Following the above logic, a policy of reinstating clause 28 could be said to indirectly discriminatory because homosexuals and lesbians may be less likely to support it, although this is an empirical assumption.
It is not clear whether the Electoral Commission considered whether the policy was a proportionate means of a achieving a legitimate end. It could be argued that any requirement for a member of a political party to agree with a policy of the party, was a proportionate means of achieving a legitimate end, without requiring Courts or Tribunals to opine on the substantive merits of the policies themselves. Such an approach would avoid political interference from Courts and Tribunals.
However, it would seem that the Electoral Commission are not adopting this approach and are placing themselves in a position, whereby they are able to decide who may be entitled to form a political party based on the substantive policies that a prospective party wishes to advocate for.
This approach is analogous to the case law on philosophical beliefs that are protected by the Equality Act 2010, namely that they must be worthy of respect in a democratic society to be protected by the Equality Act 2010. This involves Courts and Tribunals evaluating the substantive merits of such beliefs.

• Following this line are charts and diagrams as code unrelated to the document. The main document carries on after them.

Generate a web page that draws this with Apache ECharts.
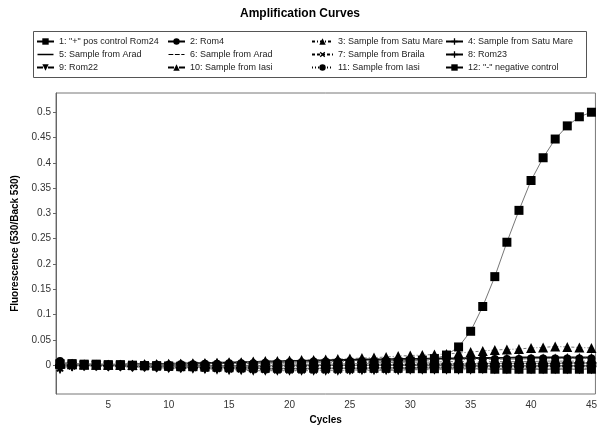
<!DOCTYPE html>
<html>
<head>
<meta charset="utf-8">
<script src="https://cdn.jsdelivr.net/npm/echarts@6/dist/echarts.min.js"></script>
<style>html,body{margin:0;padding:0;background:#fff}#c{width:600px;height:430px}</style>
</head>
<body>
<div id="c"></div>
<script>
// Cycles 1..45
var cycles = [];
for (var i = 1; i <= 45; i++) cycles.push(i);

var xTicks = [5, 10, 15, 20, 25, 30, 35, 40, 45];
var yTicks = [0, 0.05, 0.1, 0.15, 0.2, 0.25, 0.3, 0.35, 0.4, 0.45, 0.5];

var seriesNames = [
  '1: "+" pos control Rom24', '2: Rom4', '3: Sample from Satu Mare', '4: Sample from Satu Mare',
  '5: Sample from Arad', '6: Sample from Arad', '7: Sample from Braila', '8: Rom23',
  '9: Rom22', '10: Sample from Iasi', '11: Sample from Iasi', '12: "-" negative control'
];

var s1 = [0.003,0.003,0.002,0.002,0.001,0.001,0.000,-0.001,-0.001,
          -0.002,-0.002,-0.002,-0.002,-0.002,-0.002,-0.002,-0.001,-0.001,
          0.000,0.000,0.001,0.001,0.002,0.002,0.003,0.003,0.004,
          0.005,0.006,0.008,0.010,0.013,0.020,0.036,0.067,0.116,
          0.175,0.243,0.306,0.365,0.410,0.447,0.473,0.491,0.500];
var s2 = [0.004,0.002,0.001,0.001,0.000,0.000,0.000,0.000,0.001,
          0.001,0.002,0.002,0.003,0.003,0.004,0.004,0.004,0.005,
          0.005,0.006,0.006,0.007,0.007,0.007,0.008,0.008,0.008,
          0.009,0.009,0.010,0.010,0.010,0.011,0.011,0.011,0.012,
          0.012,0.012,0.012,0.013,0.013,0.013,0.013,0.013,0.013];
var s3 = [0.006,0.003,0.002,0.001,0.001,0.001,0.001,0.002,0.002,
          0.003,0.003,0.004,0.004,0.005,0.006,0.006,0.007,0.008,
          0.008,0.009,0.010,0.010,0.011,0.012,0.013,0.014,0.015,
          0.016,0.018,0.019,0.020,0.021,0.022,0.024,0.026,0.028,
          0.030,0.031,0.032,0.034,0.035,0.037,0.036,0.035,0.034];
var s4 = [-0.004,-0.001,0.000,0.000,-0.001,-0.001,-0.002,-0.002,-0.003,
          -0.003,-0.004,-0.004,-0.005,-0.005,-0.006,-0.006,-0.006,-0.007,
          -0.007,-0.007,-0.007,-0.007,-0.006,-0.006,-0.006,-0.006,-0.005,
          -0.005,-0.005,-0.005,-0.004,-0.004,-0.004,-0.004,-0.003,-0.003,
          -0.003,-0.003,-0.003,-0.003,-0.002,-0.002,-0.002,-0.002,-0.002];
var s5 = [0.002,0.001,0.001,0.001,0.001,0.001,0.002,0.002,0.002,
          0.003,0.003,0.004,0.004,0.005,0.005,0.006,0.006,0.007,
          0.007,0.008,0.008,0.009,0.009,0.010,0.010,0.011,0.011,
          0.011,0.012,0.012,0.012,0.013,0.013,0.013,0.014,0.014,
          0.014,0.014,0.015,0.015,0.015,0.015,0.015,0.015,0.015];
var s6 = [0.001,0.001,0.000,0.000,0.000,0.001,0.001,0.001,0.001,
          0.002,0.002,0.002,0.002,0.003,0.003,0.003,0.003,0.004,
          0.004,0.004,0.004,0.005,0.005,0.005,0.005,0.005,0.006,
          0.006,0.006,0.006,0.006,0.006,0.007,0.007,0.007,0.007,
          0.007,0.007,0.007,0.007,0.008,0.008,0.008,0.008,0.008];
var s7 = [-0.006,-0.002,-0.001,-0.001,-0.001,-0.002,-0.002,-0.003,-0.003,
          -0.004,-0.005,-0.005,-0.006,-0.007,-0.008,-0.008,-0.009,-0.009,
          -0.010,-0.010,-0.010,-0.010,-0.010,-0.010,-0.010,-0.009,-0.009,
          -0.009,-0.009,-0.008,-0.008,-0.008,-0.008,-0.007,-0.007,-0.007,
          -0.007,-0.006,-0.006,-0.006,-0.006,-0.006,-0.006,-0.006,-0.006];
var s8 = [0.000,0.000,0.000,0.000,0.000,0.000,-0.001,-0.001,-0.001,
          -0.001,-0.002,-0.002,-0.002,-0.002,-0.002,-0.002,-0.002,-0.002,
          -0.001,-0.001,-0.001,-0.001,0.000,0.000,0.000,0.000,0.001,
          0.001,0.001,0.001,0.002,0.002,0.002,0.002,0.002,0.003,
          0.003,0.003,0.003,0.003,0.003,0.003,0.004,0.004,0.004];
var s9 = [-0.008,-0.003,-0.002,-0.002,-0.003,-0.003,-0.004,-0.004,-0.005,
          -0.006,-0.006,-0.007,-0.008,-0.009,-0.010,-0.010,-0.011,-0.011,
          -0.011,-0.011,-0.011,-0.011,-0.011,-0.011,-0.010,-0.010,-0.010,
          -0.010,-0.010,-0.009,-0.009,-0.009,-0.009,-0.009,-0.009,-0.008,
          -0.008,-0.008,-0.008,-0.008,-0.008,-0.008,-0.008,-0.008,-0.008];
var s10 = [0.003,0.002,0.001,0.001,0.001,0.001,0.001,0.002,0.002,
           0.002,0.003,0.003,0.004,0.004,0.005,0.005,0.006,0.006,
           0.006,0.007,0.007,0.008,0.008,0.008,0.009,0.009,0.009,
           0.010,0.010,0.010,0.011,0.011,0.011,0.012,0.012,0.012,
           0.012,0.013,0.013,0.013,0.013,0.013,0.014,0.014,0.014];
var s11 = [0.008,0.003,0.002,0.001,0.000,0.000,-0.001,-0.001,-0.001,
           -0.001,-0.001,-0.001,-0.001,0.000,0.000,0.000,0.000,0.001,
           0.001,0.001,0.001,0.001,0.002,0.002,0.002,0.002,0.002,
           0.003,0.003,0.003,0.003,0.003,0.003,0.004,0.004,0.004,
           0.004,0.004,0.004,0.004,0.004,0.005,0.005,0.005,0.005];
var s12 = [0.002,0.002,0.001,0.001,0.000,0.000,-0.001,-0.001,-0.002,
           -0.002,-0.003,-0.003,-0.004,-0.004,-0.005,-0.005,-0.005,-0.006,
           -0.006,-0.006,-0.006,-0.006,-0.006,-0.006,-0.006,-0.006,-0.006,
           -0.006,-0.006,-0.007,-0.007,-0.007,-0.007,-0.007,-0.007,-0.007,
           -0.008,-0.008,-0.008,-0.008,-0.008,-0.008,-0.008,-0.008,-0.008];

var values = [s1, s2, s3, s4, s5, s6, s7, s8, s9, s10, s11, s12];

var PLUS = 'path://M4,0h2v4h4v2h-4v4h-2v-4h-4v-2h4z';
var LINE_ICON = 'path://M0,0h0.01v0.01h-0.01z M0,8h40v4h-40z M0,20h0.01v0.01h-0.01z';
var DASH_ICON = 'path://M0,0h0.01v0.01h-0.01z M0,9h12v2h-12z M16,9h12v2h-12z M32,9h8v2h-8z M0,20h0.01v0.01h-0.01z';
var styles = [
  {symbol: 'rect', size: 9, type: 'solid', width: 1, z: 5},
  {symbol: 'circle', size: 8, type: [6, 2, 1, 2], width: 1},
  {symbol: 'triangle', size: 10, type: [3, 2, 1, 2], width: 1},
  {symbol: PLUS, size: 10, type: 'solid', width: 1},
  {symbol: 'none', size: 0, type: 'solid', width: 2, color: '#111', icon: LINE_ICON},
  {symbol: 'none', size: 0, type: [8, 3], width: 1, icon: DASH_ICON},
  {symbol: PLUS, size: 9, rotate: 45, type: [3, 2], width: 1},
  {symbol: PLUS, size: 10, type: 'solid', width: 1},
  {symbol: 'triangle', size: 10, rotate: 180, type: [6, 2, 1, 2], width: 1},
  {symbol: 'triangle', size: 10, type: [6, 2, 1, 2], width: 1},
  {symbol: 'circle', size: 8, type: [1, 2], width: 1},
  {symbol: 'rect', size: 9, type: 'solid', width: 1}
];

var series = seriesNames.map(function (name, k) {
  var st = styles[k];
  return {
    name: name,
    type: 'line',
    data: cycles.map(function (c, j) { return [c, values[k][j]]; }),
    symbol: st.symbol,
    symbolSize: st.size,
    symbolRotate: st.rotate || 0,
    showSymbol: st.symbol !== 'none',
    z: st.z || 2,
    itemStyle: {color: '#000'},
    lineStyle: {color: st.color || '#777', width: st.width, type: st.type},
    emphasis: {disabled: true},
    animation: false
  };
});

function legendItem(k) {
  var item = {name: seriesNames[k]};
  if (styles[k].icon) { item.icon = styles[k].icon; item.itemStyle = {color: '#000'}; }
  return item;
}

function makeLegend(left, idx, w) {
  return {
    orient: 'vertical', left: left, top: 32,
    itemWidth: w, itemHeight: 8, itemGap: 4,
    selectedMode: false,
    data: idx.map(legendItem),
    lineStyle: {color: '#000'},
    textStyle: {fontFamily: 'Liberation Sans', fontSize: 9, color: '#222'}
  };
}

var chart = echarts.init(document.getElementById('c'), null, {renderer: 'canvas'});
chart.setOption({
  animation: false,
  backgroundColor: '#fff',
  title: {
    text: 'Amplification Curves', left: 'center', top: 3,
    textStyle: {fontFamily: 'Liberation Sans', fontSize: 12, fontWeight: 'bold', color: '#000'}
  },
  legend: [
    makeLegend(31, [0, 4, 8], 17),
    makeLegend(162, [1, 5, 9], 17),
    makeLegend(306, [2, 6, 10], 21),
    makeLegend(440, [3, 7, 11], 17)
  ],
  graphic: [{
    type: 'rect', shape: {x: 33.5, y: 31.5, width: 553, height: 46},
    style: {fill: 'none', stroke: '#555', lineWidth: 1}, silent: true
  }],
  grid: {left: 56, top: 93, right: 4, bottom: 36, show: true, borderColor: '#777', borderWidth: 1, containLabel: false},
  xAxis: {
    type: 'value', min: 0.67, max: 45.33,
    name: 'Cycles', nameLocation: 'middle', nameGap: 20,
    nameTextStyle: {fontFamily: 'Liberation Sans', fontSize: 10, fontWeight: 'bold', color: '#000'},
    axisLine: {lineStyle: {color: '#666'}},
    axisTick: {show: true, length: 3, customValues: xTicks, lineStyle: {color: '#666'}},
    axisLabel: {customValues: xTicks, margin: 6, fontFamily: 'Liberation Sans', fontSize: 10, color: '#333'},
    splitLine: {show: false}
  },
  yAxis: {
    type: 'value', min: -0.057, max: 0.538,
    name: 'Fluorescence (530/Back 530)', nameLocation: 'middle', nameGap: 33,
    nameTextStyle: {fontFamily: 'Liberation Sans', fontSize: 10, fontWeight: 'bold', color: '#000'},
    axisLine: {show: true, lineStyle: {color: '#666'}},
    axisTick: {show: true, length: 3, customValues: yTicks, lineStyle: {color: '#666'}},
    axisLabel: {customValues: yTicks, margin: 5, fontFamily: 'Liberation Sans', fontSize: 10, color: '#333'},
    splitLine: {show: false}
  },
  series: series
});
</script>
</body>
</html>
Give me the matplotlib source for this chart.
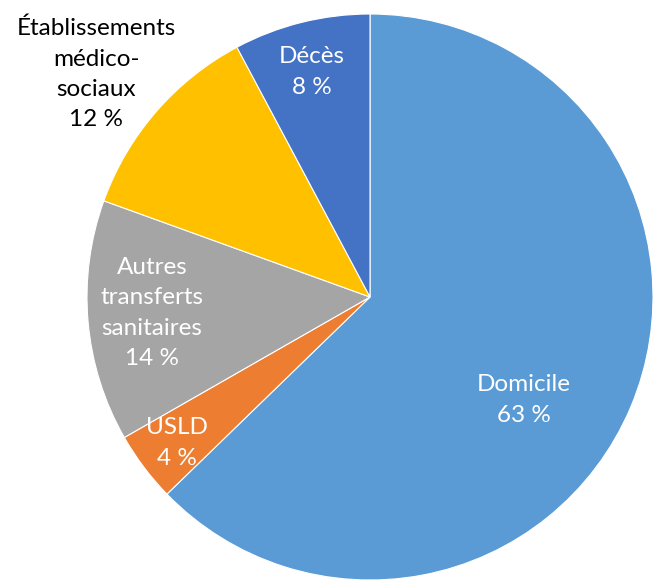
import matplotlib.pyplot as plt

# Répartition des sorties (lecture du graphique)
categories = ["Domicile", "USLD", "Autres\ntransferts\nsanitaires",
              "Établissements\nmédico-\nsociaux", "Décès"]
values = [62.8, 4.0, 13.8, 11.7, 7.8]
colors = ["#5B9BD5", "#ED7D31", "#A5A5A5", "#FFC000", "#4472C4"]
text_colors = ["white", "white", "white", "black", "white"]
# positions des étiquettes (coordonnées du camembert, rayon = 1)
label_pos = [(0.544, -0.364), (-0.682, -0.516), (-0.770, -0.057),
             (-0.968, 0.788), (-0.205, 0.795)]

plt.rcParams['font.family'] = ['Lato', 'DejaVu Sans']

fig = plt.figure(figsize=(6.53, 5.80), dpi=100)
ax = fig.add_axes([87 / 653, 0, 566 / 653, 566 / 580])

ax.pie(values, colors=colors, startangle=90, counterclock=False,
       radius=1, wedgeprops=dict(edgecolor="white", linewidth=0.8))

total = sum(values)
for cat, v, (x, y), tc in zip(categories, values, label_pos, text_colors):
    pct = round(v / total * 100)
    ax.text(x, y, f"{cat}\n{pct} %", ha="center", va="center",
            fontsize=17.5, color=tc, linespacing=1.55)

ax.set_xlim(-1, 1)
ax.set_ylim(-1, 1)
ax.set_aspect("equal")
ax.axis("off")

fig.savefig("out.png", dpi=100)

In the case brought by the then Human Rights and Equality Commission against the British National Party, the polices of the latter were deemed to be indirectly discriminatory:
In the BNP case, the party were not entitled to require that their potential members agree with its policies, something that any other political party would require for obvious reasons.
Despite the current regime in power professing to be a liberal one, this approach in relation to political parties, does not seem to conform to the tenants of liberalism. For example, as Ronald Dworkin sates:
“Fair democracy requires… that each citizen have not just a vote but a voice: a majority decision is not fair unless every-one has had an opportunity to express his or her attitudes or opinions or fears or tastes or presuppositions or prejudices or ideals, not just in the hope of influencing others (though that hope is crucially important), but also just to confirm his or her standing as a responsible agent in, rather than a passive victim of, collective action.”
Dworkin is referring to speech generally and not the right to form political parties. Nonetheless his principle can be applied by analogy to the organisation of political parties; essentially if there is a prohibition on forming political parties that advocate policies which contravene the Equality Act 2010, then the Equality Act 2010 could be regarded as illegitimate as its existence depends on coercion.
One could consider the matter on a wider philosophical level; essentially the current regime is employing a form of liberalism by coercion which is inherently contradictory if one takes the premises of such liberalism at face value.
It is possible that if the Electoral Commission made a similar decision in future, that it could be challenged by judicial review or under the Equality Act itself, although I would be doubtful that any such challenge would succeed.
Subject to any such challenge, it is not hyperbolic to state that the aforesaid decision of the Electoral Commission amounts to the end of democracy in any meaningful sense; the reason for this is that it has been made illegal to organise a political party that would advocate for certain political policies. This plainly goes beyond laws that prevent incitement to violence or criminality.